[start]

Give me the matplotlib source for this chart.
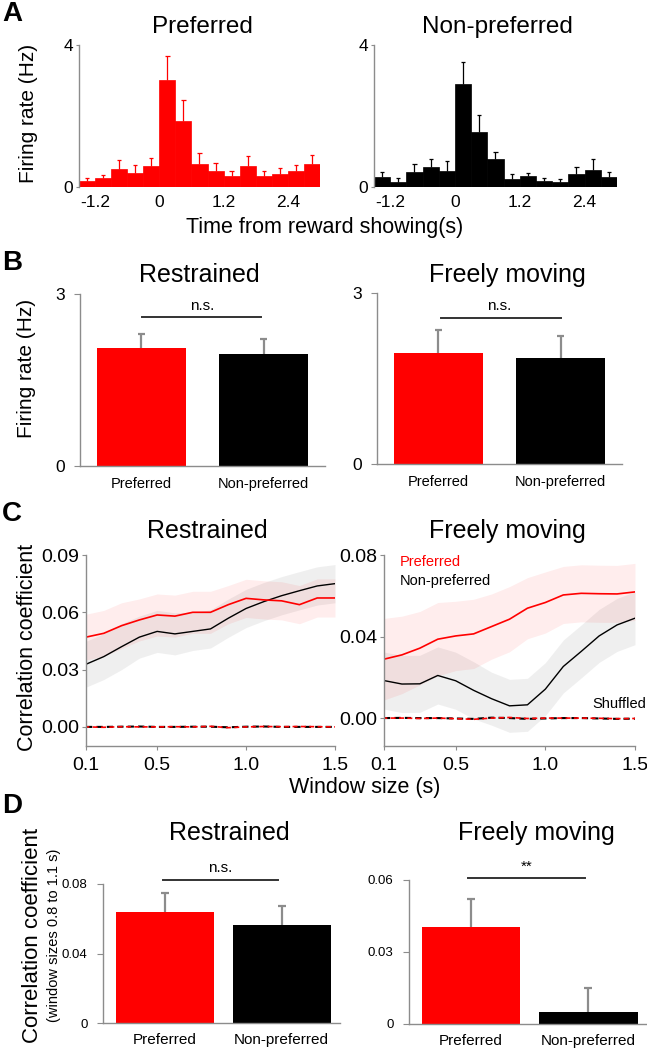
import numpy as np
import matplotlib
matplotlib.use("Agg")
import matplotlib.pyplot as plt

plt.rcParams["font.family"] = ["Liberation Sans", "DejaVu Sans"]

# ---------------- DATA ----------------
# A: PSTH, 0.3 s bins from -1.5 to 3.0 s
bin_left = [-1.5, -1.2, -0.9, -0.6, -0.3, 0.0, 0.3, 0.6, 0.9, 1.2, 1.5, 1.8, 2.1, 2.4, 2.7]
psth_pref = [0.16, 0.24, 0.51, 0.40, 0.60, 3.02, 1.86, 0.65, 0.45, 0.32, 0.58, 0.32, 0.36, 0.45, 0.64]
psth_pref_top = [0.25, 0.35, 0.77, 0.63, 0.82, 3.68, 2.45, 0.95, 0.68, 0.45, 0.88, 0.44, 0.53, 0.63, 0.90]
psth_nonpref = [0.28, 0.13, 0.42, 0.57, 0.45, 2.90, 1.54, 0.79, 0.22, 0.31, 0.17, 0.13, 0.36, 0.49, 0.28]
psth_nonpref_top = [0.43, 0.24, 0.66, 0.79, 0.73, 3.52, 2.03, 0.98, 0.38, 0.39, 0.24, 0.23, 0.57, 0.79, 0.42]

# B: mean firing rate
bar_labels = ["Preferred", "Non-preferred"]
rate_restrained = [2.05, 1.95]
rate_restrained_err = [0.26, 0.26]
rate_free = [1.95, 1.86]
rate_free_err = [0.40, 0.39]

# C: correlation vs window size
window = [0.1, 0.2, 0.3, 0.4, 0.5, 0.6, 0.7, 0.8, 0.9, 1.0, 1.1, 1.2, 1.3, 1.4, 1.5]
r_pref_restr = [0.047, 0.049, 0.053, 0.056, 0.0586, 0.058, 0.060, 0.060, 0.064, 0.0673,
                0.0665, 0.066, 0.064, 0.0675, 0.0675]
r_pref_restr_sem = [0.012, 0.012, 0.012, 0.011, 0.011, 0.011, 0.011, 0.011, 0.010, 0.010,
                    0.010, 0.010, 0.010, 0.010, 0.010]
r_non_restr = [0.0328, 0.0368, 0.042, 0.047, 0.050, 0.0487, 0.050, 0.0513, 0.0569, 0.062,
               0.0656, 0.0687, 0.0713, 0.0738, 0.075]
r_non_restr_sem = [0.012, 0.012, 0.012, 0.011, 0.011, 0.011, 0.010, 0.010, 0.010, 0.010,
                   0.010, 0.010, 0.010, 0.010, 0.010]
shuf_pref_restr = [0.0, -0.0002, 0.0001, 0.0, 0.0, 0.0001, 0.0, 0.0003, -0.0004, 0.0,
                   0.0002, 0.0001, 0.0002, 0.0001, 0.0]
shuf_non_restr = [0.0, 0.0, 0.0001, 0.0002, 0.0, 0.0, 0.0001, 0.0001, -0.0002, 0.0001,
                  0.0002, 0.0, 0.0, 0.0, 0.0]

r_pref_free = [0.0289, 0.031, 0.0343, 0.0387, 0.0403, 0.0413, 0.0449, 0.0485, 0.0539, 0.0567,
               0.0604, 0.0612, 0.061, 0.0609, 0.0619]
r_pref_free_sem = [0.020, 0.019, 0.018, 0.018, 0.017, 0.017, 0.016, 0.016, 0.015, 0.015,
                   0.014, 0.014, 0.014, 0.014, 0.014]
r_non_free = [0.0184, 0.0167, 0.0168, 0.0209, 0.0183, 0.0136, 0.0095, 0.006, 0.0065, 0.0142,
              0.0253, 0.0327, 0.0403, 0.0457, 0.049]
r_non_free_sem = [0.014, 0.014, 0.014, 0.014, 0.014, 0.014, 0.013, 0.013, 0.013, 0.013,
                  0.013, 0.013, 0.013, 0.013, 0.013]
shuf_pref_free = [0.0, 0.0, -0.0002, 0.0, -0.0003, -0.0006, 0.0, 0.0003, -0.0002, 0.0,
                  0.0, 0.0, -0.0001, -0.0003, -0.0002]
shuf_non_free = [0.0, 0.0001, 0.0, 0.0, -0.0002, -0.0004, 0.0002, 0.0, -0.0004, -0.0002,
                 0.0, 0.0, -0.0002, -0.0004, -0.0003]

# D: mean correlation (window sizes 0.8 to 1.1 s)
corr_restrained = [0.064, 0.0566]
corr_restrained_err = [0.0108, 0.0105]
corr_free = [0.0406, 0.0049]
corr_free_err = [0.0115, 0.0103]

# ---------------- FIGURE ----------------
W, H = 647, 1050
fig = plt.figure(figsize=(W / 100, H / 100), dpi=100)
RED = "#ff0000"
GRAY = "#8c8c8c"
SIG = "#333333"


def add_ax(x0, ytop, x1, ybot):
    return fig.add_axes([x0 / W, 1 - ybot / H, (x1 - x0) / W, (ybot - ytop) / H])


def ftext(x, y, s, **kw):
    fig.text(x / W, 1 - y / H, s, **kw)


def style(ax):
    for side in ["top", "right"]:
        ax.spines[side].set_visible(False)
    for side in ["left", "bottom"]:
        ax.spines[side].set_color(GRAY)
        ax.spines[side].set_linewidth(1.0)
    ax.tick_params(colors=GRAY, labelcolor="black")


def upper_err(ax, x, y, top, color, lw, capw):
    # vertical line from bar top up to error, with a cap only on top
    ax.vlines(x, y, top, color=color, lw=lw)
    ax.hlines(top, np.array(x) - capw, np.array(x) + capw, color=color, lw=lw)


# ---- A ----
ftext(2, 21, "A", fontsize=20, fontweight="bold")
for x0, x1, vals, tops, col, title, tcx in [
    (79, 320, psth_pref, psth_pref_top, RED, "Preferred", 202),
    (374, 617, psth_nonpref, psth_nonpref_top, "black", "Non-preferred", 497),
]:
    ax = add_ax(x0, 45, x1, 187)
    style(ax)
    ax.spines["bottom"].set_visible(False)
    ax.bar(bin_left, vals, width=0.3, align="edge", color=col, edgecolor=col, linewidth=0.5)
    centers = np.array(bin_left) + 0.15
    upper_err(ax, centers, vals, tops, col, 0.9, 0.04)
    ax.set_xlim(-1.5, 3.0)
    ax.set_ylim(0, 4)
    ax.set_yticks([0, 4])
    ax.set_yticklabels(["0", "4"], fontsize=12.5)
    ax.set_xticks([-1.2, 0, 1.2, 2.4])
    ax.set_xticklabels(["-1.2", "0", "1.2", "2.4"], fontsize=12.5)
    ax.tick_params(axis="x", length=0, pad=6)
    ax.tick_params(axis="y", length=2, pad=2)
    ftext(tcx, 33, title, fontsize=17.5, ha="center", va="baseline")
ftext(28, 113, "Firing rate (Hz)", fontsize=15, rotation=90, ha="center", va="center")
ftext(325, 233, "Time from reward showing(s)", fontsize=15.5, ha="center", va="baseline")

# ---- B ----
ftext(2, 270, "B", fontsize=20, fontweight="bold")
for x0, x1, ytop, ybot, vals, errs, title, tcx, line, nsy in [
    (80, 325, 294, 466, rate_restrained, rate_restrained_err, "Restrained", 199, (0.01, 0.98, 2.6), 2.72),
    (377, 622, 293, 464, rate_free, rate_free_err, "Freely moving", 507, (0.02, 1.0, 2.57), 2.70),
]:
    ax = add_ax(x0, ytop, x1, ybot)
    style(ax)
    ax.bar([0, 1], vals, width=0.73, color=[RED, "black"])
    upper_err(ax, [0, 1], vals, np.array(vals) + np.array(errs), GRAY, 1.6, 0.03)
    ax.set_xlim(-0.5, 1.5)
    ax.set_ylim(0, 3)
    ax.set_yticks([0, 3])
    ax.set_yticklabels(["0", "3"], fontsize=12.5)
    ax.set_xticks([0, 1])
    ax.set_xticklabels(bar_labels, fontsize=10.5)
    ax.tick_params(axis="x", length=0, pad=8)
    ax.tick_params(axis="y", length=4, pad=7)
    ax.plot(line[:2], [line[2], line[2]], color=SIG, lw=1.4, clip_on=False)
    ax.text(0.5, nsy, "n.s.", fontsize=11, ha="center", va="baseline")
    ftext(tcx, 282, title, fontsize=18, ha="center", va="baseline")
ftext(27, 368, "Firing rate (Hz)", fontsize=15, rotation=90, ha="center", va="center")

# ---- C ----
ftext(2, 521, "C", fontsize=20, fontweight="bold")
panels_c = [
    (86, 335, 0.09, -0.01, [0, 0.03, 0.06, 0.09], ["0.00", "0.03", "0.06", "0.09"],
     r_pref_restr, r_pref_restr_sem, r_non_restr, r_non_restr_sem,
     shuf_pref_restr, shuf_non_restr, "Restrained", 207),
    (384, 635, 0.08, -0.0137, [0, 0.04, 0.08], ["0.00", "0.04", "0.08"],
     r_pref_free, r_pref_free_sem, r_non_free, r_non_free_sem,
     shuf_pref_free, shuf_non_free, "Freely moving", 507),
]
axes_c = []
for (x0, x1, ymax, ymin, yt, ytl, rp, rps, rn, rns, sp, sn, title, tcx) in panels_c:
    ax = add_ax(x0, 555, x1, 746)
    style(ax)
    rp, rps, rn, rns = map(np.array, (rp, rps, rn, rns))
    ax.fill_between(window, rn - rns, rn + rns, color="#a0a0a0", alpha=0.16, lw=0)
    ax.fill_between(window, rp - rps, rp + rps, color=RED, alpha=0.07, lw=0)
    ax.plot(window, rn, color="black", lw=1.0)
    ax.plot(window, rp, color=RED, lw=1.2)
    ax.plot(window, sn, color="black", lw=1.5, ls=(0, (3, 2)))
    ax.plot(window, sp, color=RED, lw=1.2, ls=(1, (3, 2)))
    ax.set_xlim(0.1, 1.5)
    ax.set_ylim(ymin, ymax)
    ax.set_yticks(yt)
    ax.set_yticklabels(ytl, fontsize=14)
    ax.set_xticks([0.1, 0.5, 1.0, 1.5])
    ax.set_xticklabels(["0.1", "0.5", "1.0", "1.5"], fontsize=14)
    ax.tick_params(axis="x", length=3, pad=5)
    ax.tick_params(axis="y", length=3, pad=2)
    ftext(tcx, 538, title, fontsize=18, ha="center", va="baseline")
    axes_c.append(ax)
axc = axes_c[1]
axc.text(0.19, 0.0745, "Preferred", color=RED, fontsize=10.5, va="baseline")
axc.text(0.19, 0.0655, "Non-preferred", color="black", fontsize=10.5, va="baseline")
axc.text(1.26, 0.0048, "Shuffled", color="black", fontsize=10.5, va="baseline", clip_on=False)
ftext(28, 647, "Correlation coefficient", fontsize=15.5, rotation=90, ha="center", va="center")
ftext(365, 793, "Window size (s)", fontsize=15.5, ha="center", va="baseline")

# ---- D ----
ftext(2, 813, "D", fontsize=20, fontweight="bold")
for x0, x1, ytop, ybot, ymax, yt, ytl, vals, errs, title, tcx, line, lab, laby in [
    (103, 340, 884, 1023, 0.08, [0, 0.04, 0.08], ["0", "0.04", "0.08"],
     corr_restrained, corr_restrained_err, "Restrained", 229, (-0.02, 0.97, 0.0821), "n.s.", 0.087),
    (409, 647, 880, 1024, 0.06, [0, 0.03, 0.06], ["0", "0.03", "0.06"],
     corr_free, corr_free_err, "Freely moving", 536, (-0.03, 0.97, 0.061), "**", 0.0637),
]:
    ax = add_ax(x0, ytop, x1, ybot)
    style(ax)
    ax.bar([0, 1], vals, width=0.84, color=[RED, "black"])
    upper_err(ax, [0, 1], vals, np.array(vals) + np.array(errs), GRAY, 1.6, 0.035)
    ax.set_xlim(-0.53, 1.5)
    ax.set_ylim(0, ymax)
    ax.set_yticks(yt)
    ax.set_yticklabels(ytl, fontsize=9.5)
    ax.set_xticks([0, 1])
    ax.set_xticklabels(bar_labels, fontsize=11)
    ax.tick_params(axis="x", length=0, pad=7)
    ax.tick_params(axis="y", length=4, pad=7)
    ax.plot(line[:2], [line[2], line[2]], color=SIG, lw=1.4, clip_on=False)
    ax.text(0.47, laby, lab, fontsize=11, ha="center", va="baseline")
    ftext(tcx, 840, title, fontsize=18, ha="center", va="baseline")
ftext(33, 935, "Correlation coefficient", fontsize=16, rotation=90, ha="center", va="center")
ftext(54, 935, "(window sizes 0.8 to 1.1 s)", fontsize=10.5, rotation=90, ha="center", va="center")

fig.savefig("out.png", dpi=100)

[end]

→ Required work
Restate exactly, please, only the lines between the start of the data and the line containing "0.57, 0.79, 0.42]", both ends included, skipping the pictures.

→ Finished exercise
Give me the matplotlib source for this chart.
import numpy as np
import matplotlib
matplotlib.use("Agg")
import matplotlib.pyplot as plt

plt.rcParams["font.family"] = ["Liberation Sans", "DejaVu Sans"]

# ---------------- DATA ----------------
# A: PSTH, 0.3 s bins from -1.5 to 3.0 s
bin_left = [-1.5, -1.2, -0.9, -0.6, -0.3, 0.0, 0.3, 0.6, 0.9, 1.2, 1.5, 1.8, 2.1, 2.4, 2.7]
psth_pref = [0.16, 0.24, 0.51, 0.40, 0.60, 3.02, 1.86, 0.65, 0.45, 0.32, 0.58, 0.32, 0.36, 0.45, 0.64]
psth_pref_top = [0.25, 0.35, 0.77, 0.63, 0.82, 3.68, 2.45, 0.95, 0.68, 0.45, 0.88, 0.44, 0.53, 0.63, 0.90]
psth_nonpref = [0.28, 0.13, 0.42, 0.57, 0.45, 2.90, 1.54, 0.79, 0.22, 0.31, 0.17, 0.13, 0.36, 0.49, 0.28]
psth_nonpref_top = [0.43, 0.24, 0.66, 0.79, 0.73, 3.52, 2.03, 0.98, 0.38, 0.39, 0.24, 0.23, 0.57, 0.79, 0.42]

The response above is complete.